PANNs — Pre-trained Audio Neural Networks
PANNs (Pre-trained Audio Neural Networks) from the University of Surrey were trained on Google's AudioSet — a massive dataset of 2 million 10-second audio clips across 527 sound event categories. PANNs produce 2,048-dimensional embeddings and excel at sound event detection and environmental audio classification.
The high dimensionality makes PANNs computationally expensive to store and search at scale. For vector databases with millions of audio files, 2,048-dim vectors increase index size and query latency significantly compared to CLAP's 512-dim output. PANNs are strong for classification tasks; CLAP is the better choice for large-scale similarity search.
VGGish — The Legacy Standard
VGGish (Google Research) is one of the earliest widely-adopted audio embedding models, producing 128-dimensional embeddings from log-mel spectrograms. It was trained on a proprietary YouTube audio dataset and has been the default in many audio ML pipelines since 2017.
At 128 dimensions, VGGish vectors are compact but too low-dimensional to capture the nuance required for fine-grained audio similarity search. Two audio files with similar genre tags but different textures may produce nearly identical VGGish embeddings. CLAP's 512-dimensional output provides substantially more discriminative power for similarity applications.

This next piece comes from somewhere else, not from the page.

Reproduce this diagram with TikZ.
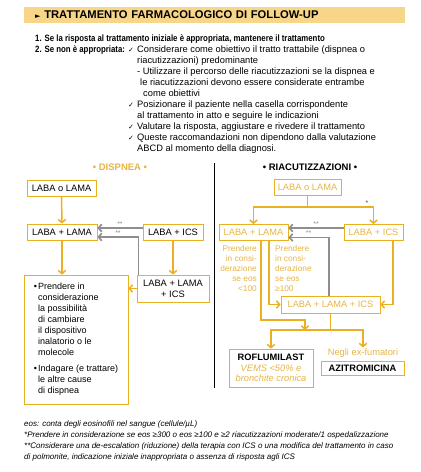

Choosing the Right Model for Your Use Case
Music & SFX Similarity Search
Use CLAP. Semantically rich, zero-shot generalizable, 512-dim vectors at a storage-efficient size. Best overall for mixed audio catalog search.
Speech Recognition & Speaker ID
Use Wav2Vec 2.0. Purpose-built for speech. CLAP will work but Wav2Vec is specifically optimized for phoneme-level representation.
Sound Event Detection
Use PANNs. Trained on 527 sound event categories from AudioSet. Excellent for detecting specific environmental sounds in recordings.
Legacy Audio Pipeline
VGGish if you need to match an existing system. Otherwise migrate to CLAP — the jump in embedding quality is significant for similarity tasks.
How AudioVector Generates CLAP Embeddings on Mac
AudioVector is a native macOS application that bundles the CLAP model and handles the entire inference pipeline — audio decoding, mel spectrogram generation, neural network inference, and JSON export — without requiring any Python environment, terminal access, or internet connection.
Drag a single file or an entire folder into AudioVector. Supports MP3, WAV, FLAC, AIFF, M4A, and AAC. Mixed-format folders work fine. For best embedding quality, normalise your audio to a consistent LUFS target on Mac beforehand — loudness inconsistencies between files can affect similarity search precision.
The audio is decoded, converted to a mel spectrogram, and passed through the bundled CLAP audio encoder. On Apple Silicon, the Neural Engine accelerates inference significantly.
AudioVector writes one JSON per audio file containing the filename, duration, and the full 512-dimensional CLAP embedding vector. Ready for direct upsert into any vector database.
Case Studies: CLAP Embeddings in Production
Sample Library — Switching from VGGish to CLAP
A sample pack marketplace migrated their similarity search from VGGish (128-dim) to CLAP (512-dim). User engagement on "similar sounds" recommendations increased significantly — CLAP's richer vectors distinguished between "punchy trap kick" and "boomy hip-hop kick" where VGGish returned the same results for both.
Podcast Archive — Cross-Modal Text Search
A podcast network vectorized 10 years of archive recordings using CLAP embeddings. Because CLAP aligns audio and text, they could query the archive with text prompts ("find segments with crowd noise") and retrieve acoustically relevant clips — without any transcription or keyword tagging.
Music Tech Startup — Zero-Shot Genre Clustering
A startup used AudioVector to generate CLAP embeddings for 50,000 catalog tracks, then applied k-means clustering directly on the vectors. The resulting clusters aligned closely with genre categories — without a single genre tag in the training data. CLAP's zero-shot generalization made the clusters meaningful out of the box.
Game Audio — SFX Deduplication
A game audio team used CLAP embeddings to detect near-duplicate sound effects across a 30,000-file SFX library accumulated over 8 years. Cosine similarity search identified hundreds of redundant files that had been re-recorded or re-purchased under different filenames — saving significant storage and licensing costs.